• DATASET ROWS
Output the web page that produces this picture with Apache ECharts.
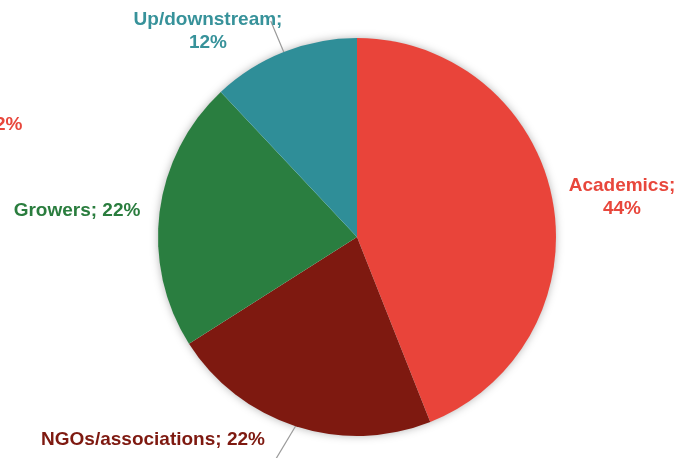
<!DOCTYPE html>
<html>
<head>
<meta charset="utf-8">
<script src="https://cdn.jsdelivr.net/npm/echarts@6/dist/echarts.min.js"></script>
<style>
  html, body { margin: 0; padding: 0; background: #ffffff; }
  #chart { width: 687px; height: 458px; }
</style>
</head>
<body>
<div id="chart"></div>
<script>
// Stakeholder groups and their shares (%)
const categories = ['Academics', 'NGOs/associations', 'Growers', 'Up/downstream'];
const shares = [44, 22, 22, 12];
const sliceColors = ['#E9443A', '#7E1910', '#2A7E40', '#2F8E98'];
const labelColors = ['#E8473C', '#7E1910', '#2A7D3E', '#37929A'];

const FONT = '"Liberation Sans", Arial, sans-serif';
const CX = 357, CY = 237, R = 199;

// label placement per slice: text anchor point and leader line offset (if any)
const labelPlace = [
  { x: 622, y: 197, line: null },
  { x: 153, y: 440, line: [-21, 35] },
  { x: 77,  y: 211, line: null },
  { x: 208, y: 31,  line: [-13, -31] }
];

const chart = echarts.init(document.getElementById('chart'));

chart.setOption({
  animation: false,
  backgroundColor: '#ffffff',
  graphic: [{
    type: 'text',
    left: -5,
    top: 115,
    style: {
      text: '2%',
      fill: '#E8473C',
      font: 'bold 19px ' + FONT
    }
  }],
  series: [
    {
      // soft halo beneath the pie
      type: 'pie',
      silent: true,
      center: [CX, CY],
      radius: R - 1,
      z: 1,
      label: { show: false },
      labelLine: { show: false },
      itemStyle: {
        color: '#ffffff',
        shadowBlur: 10,
        shadowColor: 'rgba(0,0,0,0.35)'
      },
      data: [1]
    },
    {
      type: 'pie',
      z: 2,
      center: [CX, CY],
      radius: R,
      startAngle: 90,
      clockwise: true,
      label: {
        show: true,
        fontFamily: FONT,
        fontWeight: 'bold',
        fontSize: 19,
        lineHeight: 23,
        overflow: 'none',
        align: 'center',
        verticalAlign: 'middle'
      },
      labelLine: {
        show: true,
        length: 20,
        length2: 0,
        lineStyle: { color: '#9a9a9a', width: 1.2 }
      },
      labelLayout: function (p) {
        const place = labelPlace[p.dataIndex];
        const out = { x: place.x, y: place.y, align: 'center', verticalAlign: 'middle' };
        if (place.line && p.labelLinePoints) {
          const s = p.labelLinePoints[0];
          out.labelLinePoints = [[s[0], s[1]], [s[0] + place.line[0], s[1] + place.line[1]]];
        }
        return out;
      },
      data: categories.map((name, i) => ({
        name: name,
        value: shares[i],
        itemStyle: { color: sliceColors[i], borderWidth: 0 },
        label: {
          color: labelColors[i],
          overflow: 'none',
          width: 300,
          formatter: (i === 0 || i === 3) ? '{b};\n{c}%' : '{b}; {c}%'
        },
        labelLine: { show: labelPlace[i].line !== null }
      }))
    }
  ]
});
</script>
</body>
</html>
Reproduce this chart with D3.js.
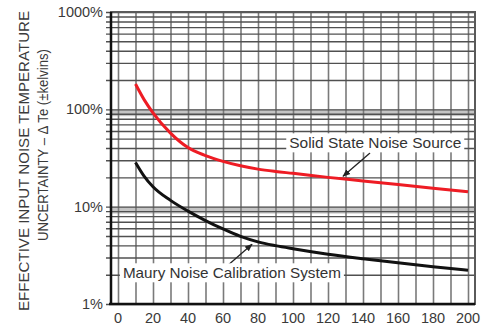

• WHAT IS EXPECTED
Going through the records above, state how many lines carry "this", with no other text.

• RESPONSE TO THE TASK
2